I network online with a classy group of web designing women of various levels of talent, expertise and knowhow. Some have tapped into their talents to create small businesses that are quite lucrative – from high-tech corporate programmers to simple home-based web designers. Lately, a few have offered their services for things a little less technical – closet organizers, house sitters, etc. Although these interests have little to do with the original chat room’s purpose and goal, we still welcome and support them because of their determination and resourcefulness.
But as smart and savvy as many of these women are, I am in stunned awe at some business ideas that have erupted from a few creative types. The latest one is a woman offering support-group type classes in….Successful Eating. I’m not kidding. She is actually offering workshops on how to eat.
Now, it’s one thing to invest your money to visit a nutritionist once in awhile for specialized diets, weight control, etc., but the list of topics offered in these “special” workshops had me lifting my jaw up off my desk. It’s almost akin to the directions on the honey-colored motor oil my husband has in the garage with a reminder that says “Not fit for human consumption.” Do we really have to be TOLD these things!?
For $295…yes, that’s right…for a mere $295, she’ll “tell” you about:
Getting more fruits and vegetables in your diet. OK, is it really that difficult to shove a banana in your briefcase? Oh, shoot, doesn’t the orange fructose sweetener in that orange soda count?! Hey, I have a lime in my gin & tonic every night – citrus rocks – so I know I’m getting plenty ‘a Vitamin C.
Food addictions.
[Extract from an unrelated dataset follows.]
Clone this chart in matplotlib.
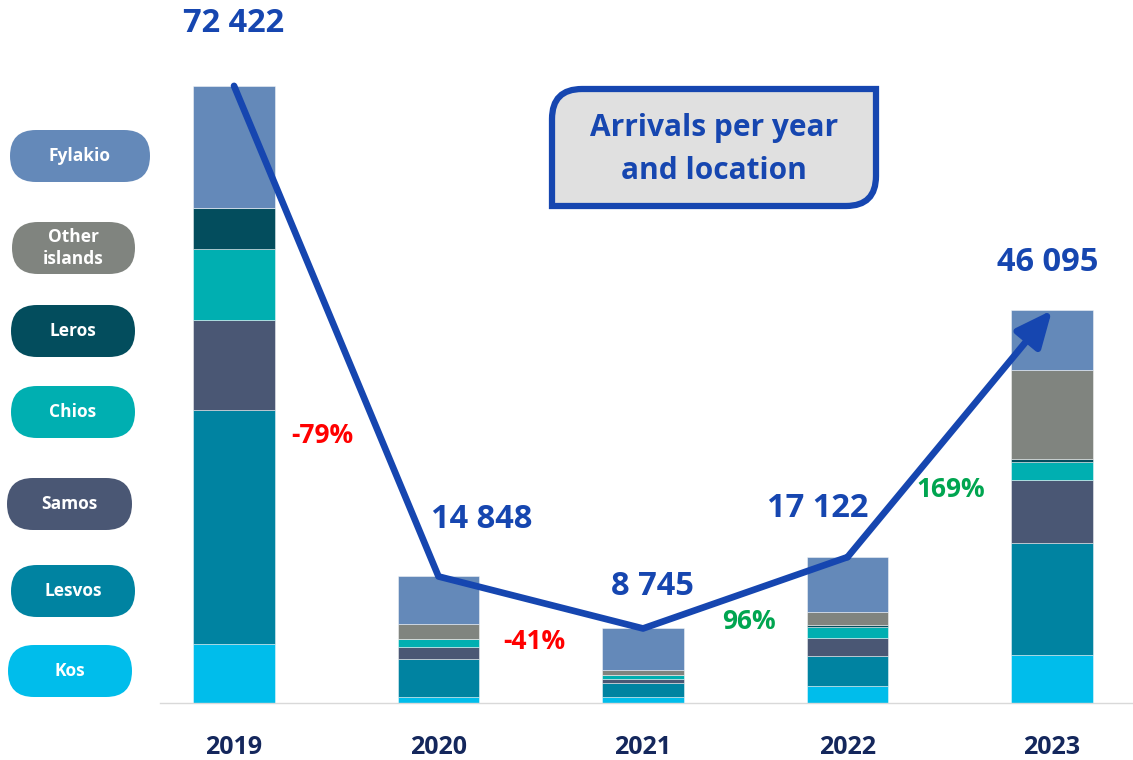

If you feel yourself mesmerized by the 40-watt bulb in your refrigerator, just yank that sucker outta there. Of course, if you find yourself shoveling flour in your mouth while baking, then you just may have a problem.
Along with the workshops, she offers one-on-one consultation, including:
One 30-minute coaching session. Does it really take 30 minutes to tell someone to stop being a wimp, step away from the death-by-chocolate cake, and realize it’s not what you’re eating, but what’s eating you!?
6 one-hour phone sessions. Well, hello, I could lose thirty pounds in a heartbeat because I’m spending time yakking on the phone with my mouth instead of shoveling food in it. That’s a no brainer…
4 easy recipes. Hmmm, wonder what those could be. Unwrap tofu, cut in squares, bake ‘n eat. I’m telling ya, if it’s an “easy” recipe, I know I won’t want to eat it. How’s about something complicated like macaroni and cheese over chicken and dumplings!?
All kidding aside, I think I’m just jealous that she’s actually figured out how to make money off of people who have decided that food is their enemy. I think I might start a series of workshops on “What to Do When the Double Cheeseburger at McDonalds is No Longer on the Dollar Menu.” I’m stressing just thinking about it.